● STORED ROWS:
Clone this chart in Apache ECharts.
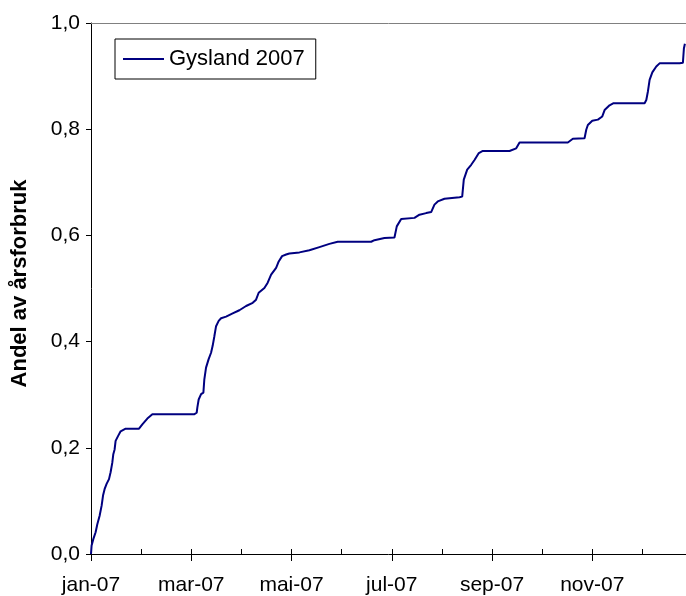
<!DOCTYPE html>
<html>
<head>
<meta charset="utf-8">
<script src="https://cdn.jsdelivr.net/npm/echarts@6/dist/echarts.min.js"></script>
<style>
html,body{margin:0;padding:0;background:#fff;}
#c{width:686px;height:596px;}
</style>
</head>
<body>
<div id="c"></div>
<script>
// x = months since 1 Jan 2007 (month axis, evenly spaced)
const monthLabels = ['jan-07','feb-07','mar-07','apr-07','mai-07','jun-07','jul-07','aug-07','sep-07','okt-07','nov-07','des-07'];
const yTicks = ['0,0','0,2','0,4','0,6','0,8','1,0'];
const seriesName = 'Gysland 2007';
const xMonths = [0,0.012,0.046,0.092,0.126,0.172,0.212,0.240,0.271,0.311,0.359,0.391,0.425,0.445,0.471,0.491,0.539,0.591,0.691,0.958,1.024,1.124,1.224,2.056,2.108,2.122,2.148,2.196,2.242,2.261,2.295,2.347,2.395,2.427,2.461,2.495,2.547,2.595,2.695,2.826,2.960,3.094,3.226,3.293,3.345,3.459,3.525,3.593,3.693,3.745,3.812,3.892,3.958,4.158,4.357,4.557,4.756,4.922,5.589,5.655,5.854,6.054,6.100,6.188,6.453,6.553,6.687,6.786,6.852,6.918,7.052,7.351,7.405,7.437,7.505,7.585,7.651,7.737,7.816,8.349,8.483,8.549,9.513,9.613,9.846,9.880,9.912,10.000,10.112,10.200,10.246,10.345,10.425,11.044,11.078,11.110,11.144,11.198,11.277,11.343,11.743,11.808,11.828,11.848];
const share = [0,0.016,0.028,0.041,0.056,0.072,0.091,0.110,0.122,0.132,0.141,0.154,0.172,0.188,0.197,0.213,0.222,0.231,0.236,0.236,0.244,0.255,0.263,0.263,0.266,0.276,0.291,0.301,0.304,0.329,0.351,0.367,0.379,0.392,0.410,0.429,0.439,0.444,0.447,0.453,0.459,0.467,0.473,0.479,0.492,0.501,0.511,0.526,0.539,0.551,0.561,0.564,0.566,0.568,0.572,0.578,0.584,0.588,0.588,0.591,0.595,0.596,0.617,0.631,0.633,0.639,0.642,0.644,0.658,0.664,0.669,0.672,0.673,0.705,0.724,0.733,0.742,0.755,0.759,0.759,0.764,0.775,0.775,0.782,0.783,0.799,0.808,0.816,0.818,0.824,0.836,0.845,0.849,0.849,0.855,0.871,0.893,0.907,0.918,0.924,0.924,0.925,0.952,0.961];

const data = xMonths.map((x,i)=>[x, share[i]]);
const xMax = 11.87;
const font = '"Liberation Sans", Arial, sans-serif';

const chart = echarts.init(document.getElementById('c'), null, {renderer:'canvas'});
chart.setOption({
  animation:false,
  backgroundColor:'#fff',
  grid:{left:91,right:0,top:23,bottom:41,show:false},
  legend:{
    show:true,left:115,top:39,orient:'horizontal',
    padding:[9,11,9,8],
    borderColor:'#000',borderWidth:1,backgroundColor:'#fff',
    icon:'rect',itemWidth:41,itemHeight:2,
    itemStyle:{color:'#000080'},
    textStyle:{fontFamily:font,fontSize:22,color:'#000'},
    data:[seriesName]
  },
  xAxis:[{
    type:'value',min:0,max:xMax,interval:1,position:'bottom',
    axisLine:{show:true,lineStyle:{color:'#000',width:1}},
    axisTick:{show:true,inside:true,length:5,lineStyle:{color:'#000'}},
    axisLabel:{show:false},
    splitLine:{show:false}
  },{
    type:'value',min:0,max:xMax,interval:2,position:'bottom',
    axisLine:{show:false},
    axisTick:{show:true,inside:false,length:7,lineStyle:{color:'#000'}},
    axisLabel:{show:true,margin:21,fontFamily:font,fontSize:21,color:'#000',showMaxLabel:false,
      formatter:function(v){const i=Math.round(v);return Math.abs(v-i)<1e-6 && monthLabels[i] ? monthLabels[i] : '';}},
    splitLine:{show:false}
  },{
    type:'value',min:0,max:xMax,position:'top',
    axisLine:{show:true,lineStyle:{color:'#808080',width:1}},
    axisTick:{show:false},axisLabel:{show:false},splitLine:{show:false}
  }],
  yAxis:{
    type:'value',min:0,max:1,interval:0.2,
    name:'Andel av årsforbruk',nameLocation:'middle',nameGap:60,
    nameTextStyle:{fontFamily:font,fontSize:22,fontWeight:'bold',color:'#000',padding:[0,0,0,10]},
    axisLine:{show:true,lineStyle:{color:'#000',width:1}},
    axisTick:{show:true,inside:false,length:5,lineStyle:{color:'#000'}},
    axisLabel:{margin:11,fontFamily:font,fontSize:21,color:'#000',
      formatter:function(v){return yTicks[Math.round(v/0.2)];}},
    splitLine:{show:false}
  },
  series:[{
    name:seriesName,type:'line',xAxisIndex:0,data:data,
    symbol:'none',showSymbol:false,
    lineStyle:{color:'#000080',width:2},
    itemStyle:{color:'#000080'}
  }]
});
</script>
</body>
</html>
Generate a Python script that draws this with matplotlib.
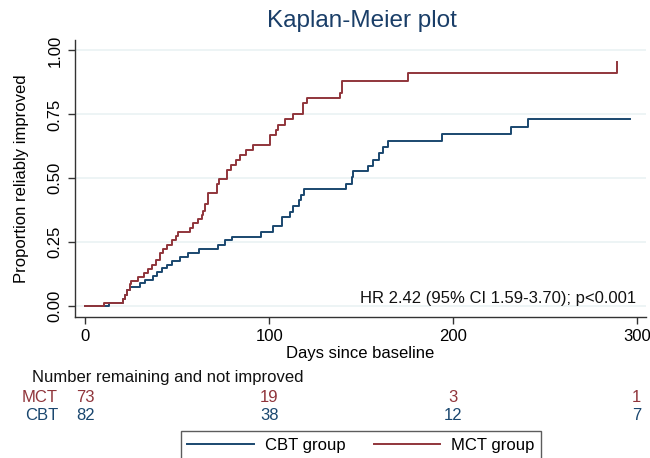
import matplotlib
matplotlib.use("Agg")
import matplotlib.pyplot as plt
import matplotlib.transforms as mtransforms
from matplotlib.lines import Line2D

plt.rcParams['font.family'] = ['Liberation Sans', 'DejaVu Sans']

# ---- data ----
mct_days = [0, 10, 20.5, 21.5, 22.5, 24, 25, 28.6, 31.6, 34, 36.2, 38.5, 40.3, 42.1, 44.3,
            47, 49.4, 50.1, 57, 58.4, 61.5, 63.3, 64.2, 65.1, 66.9, 71.8, 72.9, 76.9, 79,
            81.7, 84.1, 87.2, 91, 100.2, 100.6, 103.5, 104.9, 108.5, 113, 118.5, 120.5,
            138.5, 139.6, 175.6, 289.3]
mct_prop = [0, .014, .03, .045, .065, .088, .10, .115, .13, .145, .16, .18, .21, .225, .24,
            .26, .275, .29, .305, .325, .34, .357, .373, .40, .442, .479, .497, .533, .553,
            .572, .590, .611, .631, .65, .669, .69, .709, .731, .752, .796, .813,
            .833, .881, .911, .954]

cbt_days = [0, 13, 20.6, 21.5, 22.5, 24, 29.7, 32.4, 36.9, 38.7, 41.5, 44.2, 46.9, 51.4,
            55.9, 62, 72, 76, 80, 95.5, 101.8, 106.7, 111.2, 112.7, 116.3, 117.5, 119,
            141.7, 144.8, 145.7, 153.9, 156.6, 159.9, 161.7, 164.8, 193.8, 231.5, 240.6, 296.3]
cbt_prop = [0, .012, .03, .044, .064, .077, .09, .103, .118, .135, .148, .161, .175, .194,
            .21, .223, .24, .257, .272, .292, .312, .348, .37, .392, .416, .435, .458,
            .478, .504, .529, .549, .572, .598, .622, .646, .673, .702, .731, .731]

xticks = [0, 100, 200, 300]
yticks = [0.0, 0.25, 0.5, 0.75, 1.0]
ytick_labels = ["0.00", "0.25", "0.50", "0.75", "1.00"]
risk_groups = ["MCT", "CBT"]
risk_mct = [73, 19, 3, 1]
risk_cbt = [82, 38, 12, 7]
hr_text = "HR 2.42 (95% CI 1.59-3.70); p<0.001"

RED = '#90353b'
BLUE = '#1a476f'
FS = 12

W, H = 650, 458
fig = plt.figure(figsize=(W / 100, H / 100), dpi=100)
fig.patch.set_facecolor('white')

l, r, t, b = 75, 646, 40, 316.7
ax = fig.add_axes([l / W, 1 - b / H, (r - l) / W, (b - t) / H])
ax.set_xlim(-5.7, 305)
ax.set_ylim(-0.041, 1.041)

for y in yticks:
    ax.axhline(y, color='#eaf2f3', lw=1.2, zorder=0)

ax.step(cbt_days, cbt_prop, where='post', color=BLUE, lw=1.4, zorder=3)
ax.step(mct_days, mct_prop, where='post', color=RED, lw=1.4, zorder=3)

for s in ['top', 'right']:
    ax.spines[s].set_visible(False)
for s in ['left', 'bottom']:
    ax.spines[s].set_color('#333333')
    ax.spines[s].set_linewidth(1.0)

ax.set_xticks(xticks)
ax.set_xticklabels([str(v) for v in xticks], fontsize=FS)
ax.set_yticks(yticks)
ax.set_yticklabels(ytick_labels, fontsize=FS, rotation=90, va='center')
ax.tick_params(axis='both', length=5, width=1.0, color='#333333', pad=4)
ax.set_xlabel("Days since baseline", fontsize=FS, labelpad=1)
ax.set_ylabel("Proportion reliably improved", fontsize=FS, labelpad=13)

ax.text(299.5, 0.03, hr_text, fontsize=FS, ha='right', va='center', color='#111111')

fig.text(362 / W, 1 - 21 / H, "Kaplan-Meier plot", fontsize=17.5,
         color='#1a3e68', ha='center', va='center')

# risk table
tr = mtransforms.blended_transform_factory(ax.transData, fig.transFigure)
fig.text(31.7 / W, 1 - 377.3 / H, "Number remaining and not improved", fontsize=FS,
         ha='left', va='center', color='#111111')
for name, vals, yy, col in [(risk_groups[0], risk_mct, 397, RED), (risk_groups[1], risk_cbt, 415.7, BLUE)]:
    fig.text(58 / W, 1 - yy / H, name, fontsize=FS, ha='right', va='center', color=col)
    for xv, v in zip(xticks, vals):
        fig.text(xv, 1 - yy / H, str(v), fontsize=FS, ha='center', va='center', color=col,
                 transform=tr)

# legend
handles = [Line2D([], [], color=BLUE, lw=1.4), Line2D([], [], color=RED, lw=1.4)]
leg = fig.legend(handles, ["CBT group", "MCT group"], loc='upper left',
                 bbox_to_anchor=(180.7 / W, 1 - 431.3 / H), ncol=2, fontsize=FS,
                 frameon=True, fancybox=False, edgecolor='#333333', borderaxespad=0,
                 handlelength=4.0, handletextpad=0.65, columnspacing=1.7, borderpad=0.4)
leg.get_frame().set_linewidth(1.0)

fig.savefig("out.png", dpi=100, facecolor='white')
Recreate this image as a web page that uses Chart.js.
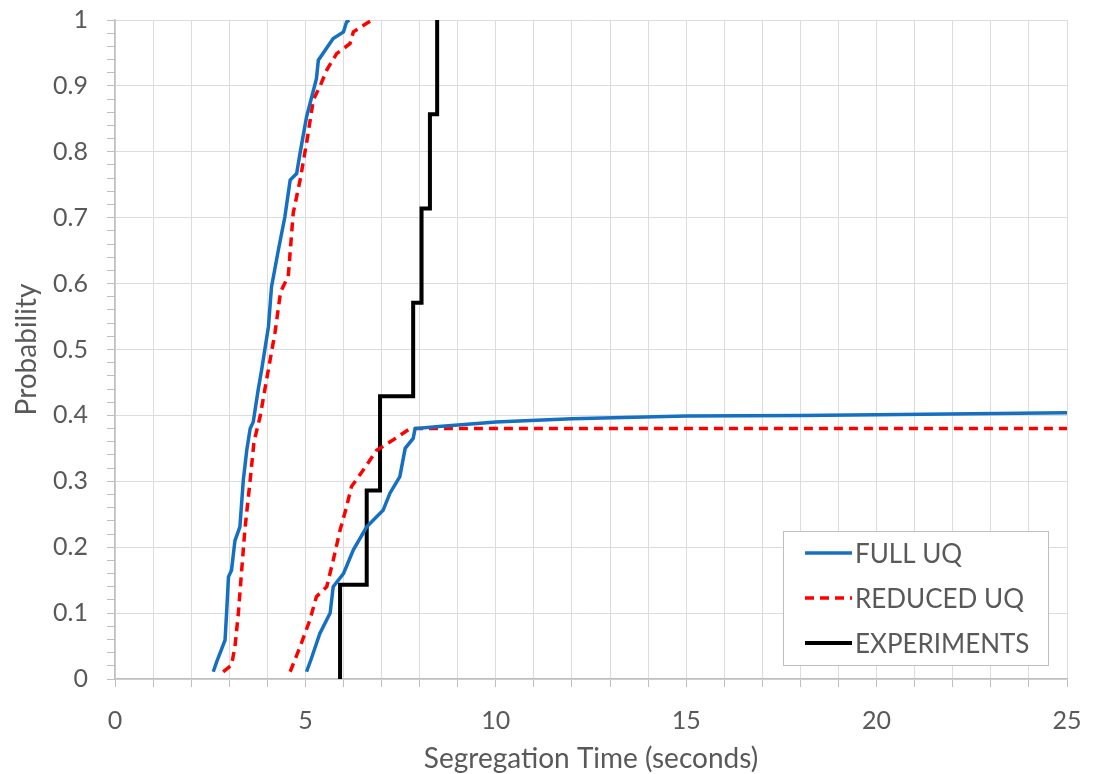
<!DOCTYPE html>
<html>
<head>
<meta charset="utf-8">
<script src="https://cdn.jsdelivr.net/npm/chart.js@4.4.1/dist/chart.umd.min.js"></script>
<style>
  html, body { margin: 0; padding: 0; background: #fff; }
  #wrap { width: 1093px; height: 774px; }
</style>
</head>
<body>
<div id="wrap"><canvas id="cdf"></canvas></div>
<script>
// Full UQ - two branches
var fullX1 = [2.58,2.67,2.89,2.93,2.98,3.06,3.15,3.28,3.37,3.46,3.55,3.63,3.76,3.85,4.03,4.11,4.29,4.46,4.60,4.77,4.86,5.03,5.29,5.34,5.73,6.00,6.08,6.15];
var fullY1 = [0.011,0.026,0.059,0.10,0.155,0.165,0.21,0.231,0.302,0.347,0.38,0.39,0.439,0.469,0.535,0.595,0.651,0.701,0.757,0.767,0.798,0.853,0.911,0.939,0.972,0.982,0.997,1.0];
var fullX2 = [5.03,5.15,5.38,5.65,5.73,6.00,6.26,6.61,7.04,7.22,7.48,7.62,7.83,7.88,8.5,9.59,10,12,15,18,20,25];
var fullY2 = [0.011,0.03,0.069,0.10,0.14,0.16,0.196,0.231,0.256,0.282,0.307,0.35,0.365,0.38,0.383,0.388,0.390,0.395,0.399,0.400,0.401,0.404];

// Reduced UQ
var redX1 = [2.84,3.06,3.15,3.24,3.32,3.41,3.55,3.65,3.81,3.98,4.20,4.33,4.37,4.55,4.68,4.86,5.03,5.21,5.38,5.56,5.82,6.17,6.26,6.61,6.75];
var redY1 = [0.011,0.021,0.049,0.10,0.16,0.226,0.302,0.36,0.398,0.454,0.525,0.58,0.59,0.611,0.707,0.757,0.813,0.879,0.899,0.924,0.949,0.964,0.982,0.995,1.0];
var redX2 = [4.60,4.86,5.12,5.29,5.56,5.73,5.91,6.08,6.21,6.52,6.87,7.31,7.75,8.0,25];
var redY2 = [0.011,0.049,0.09,0.125,0.14,0.18,0.226,0.261,0.292,0.317,0.347,0.363,0.38,0.38,0.38];

// Experiments (empirical CDF, stepped)
var expX = [5.91,5.91,6.61,6.96,7.83,8.05,8.27,8.46];
var expY = [0,0.143,0.286,0.429,0.571,0.714,0.857,1.0];

var seriesNames = ["FULL UQ", "REDUCED UQ", "EXPERIMENTS"];
var xTickLabels = [0, 5, 10, 15, 20, 25];
var yTickLabels = [0, 0.1, 0.2, 0.3, 0.4, 0.5, 0.6, 0.7, 0.8, 0.9, 1];

var FONT = "Lato";
var GREY = "#595959";

function pts(xs, ys) {
  var out = [];
  for (var i = 0; i < xs.length; i++) out.push({x: xs[i], y: ys[i]});
  return out;
}

// legend box drawn inside the plot, like the original
var boxLegend = {
  id: 'boxLegend',
  afterDraw: function(chart) {
    var ctx = chart.ctx;
    var L = 783, T = 531, W = 265, H = 134;
    ctx.save();
    ctx.fillStyle = '#fff';
    ctx.fillRect(L, T, W, H);
    ctx.strokeStyle = '#bfbfbf';
    ctx.lineWidth = 1;
    ctx.strokeRect(L + 0.5, T + 0.5, W, H);
    var rows = [553, 598, 643];
    chart.data.datasets.forEach(function(ds, i) {
      var y = rows[i];
      ctx.beginPath();
      ctx.strokeStyle = ds.borderColor;
      ctx.lineWidth = ds.borderWidth;
      ctx.setLineDash(ds.borderDash || []);
      ctx.moveTo(805, y);
      ctx.lineTo(852, y);
      ctx.stroke();
      ctx.setLineDash([]);
      ctx.fillStyle = GREY;
      ctx.font = '26px ' + FONT;
      ctx.textBaseline = 'middle';
      ctx.fillText(ds.label, 855, y + 1.5);
    });
    ctx.restore();
  }
};

var fullData = pts(fullX1, fullY1);
fullData.push({x: 6.2, y: null});
fullData = fullData.concat(pts(fullX2, fullY2));

var redData = pts(redX1, redY1);
redData.push({x: 6.8, y: null});
redData = redData.concat(pts(redX2, redY2));

var chart = new Chart(document.getElementById('cdf'), {
  type: 'scatter',
  data: {
    datasets: [
      { label: seriesNames[0], data: fullData, showLine: true, borderColor: '#1670c2', borderWidth: 3.5, pointRadius: 0, spanGaps: false, tension: 0 },
      { label: seriesNames[1], data: redData, showLine: true, borderColor: '#ff0000', borderWidth: 3.5, borderDash: [9, 6], pointRadius: 0, spanGaps: false, tension: 0 },
      { label: seriesNames[2], data: pts(expX, expY), showLine: true, stepped: 'before', borderColor: '#000000', borderWidth: 4, pointRadius: 0 }
    ]
  },
  options: {
    responsive: true,
    maintainAspectRatio: false,
    animation: false,
    layout: { padding: { left: 0, top: 20, right: 26, bottom: 0 } },
    plugins: {
      legend: { display: false },
      tooltip: { enabled: false }
    },
    scales: {
      x: {
        type: 'linear',
        min: 0, max: 25,
        afterFit: function(s) { s.height = 95; s.paddingLeft = 0; s.paddingRight = 0; },
        ticks: {
          stepSize: 1,
          autoSkip: false,
          maxRotation: 0,
          padding: 19,
          color: GREY,
          font: { family: FONT, size: 25 },
          callback: function(v) {
            var r = Math.round(v);
            if (Math.abs(v - r) > 1e-6) return '';
            return xTickLabels.indexOf(r) >= 0 ? String(r) : '';
          }
        },
        grid: { color: '#dcdcdc', tickColor: '#bfbfbf', tickLength: 8, lineWidth: 1 },
        border: { color: '#bfbfbf', width: 1.5 },
        title: { display: true, text: 'Segregation Time (seconds)', color: GREY, font: { family: FONT, size: 28, lineHeight: 1.1 }, padding: { top: 0, bottom: 0 } }
      },
      y: {
        min: 0, max: 1,
        afterFit: function(s) { s.width = 115; s.paddingTop = 0; s.paddingBottom = 0; },
        ticks: {
          stepSize: 0.02,
          autoSkip: false,
          padding: 19,
          color: GREY,
          font: { family: FONT, size: 25 },
          callback: function(v) {
            var k = Math.round(v * 50);
            if (k % 5 !== 0) return '';
            var val = Math.round(v * 10) / 10;
            return yTickLabels.indexOf(val) >= 0 ? String(val) : '';
          }
        },
        grid: {
          color: function(c) { var k = Math.round(c.tick.value * 50); return k % 5 === 0 ? '#dcdcdc' : 'rgba(0,0,0,0)'; },
          tickColor: '#bfbfbf',
          tickLength: 8
        },
        border: { color: '#bfbfbf', width: 1.5 },
        title: { display: true, text: 'Probability', color: GREY, font: { family: FONT, size: 28 }, padding: { top: 10, bottom: 0 } }
      }
    }
  },
  plugins: [boxLegend]
});
</script>
</body>
</html>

● WORK REQUIRED: Copy the part that starts at the line with "Generate a Python" and finishes at the line with "plt.rcParams['font.family'] = ['Liberation", both included, and nothing more. Pictures are left out.

● ANSWER TO THE EXERCISE:
Generate a Python script that draws this with matplotlib.
import matplotlib
matplotlib.use("Agg")
import matplotlib.pyplot as plt
import matplotlib.transforms as mtransforms
from matplotlib.lines import Line2D

plt.rcParams['font.family'] = ['Liberation Sans', 'DejaVu Sans']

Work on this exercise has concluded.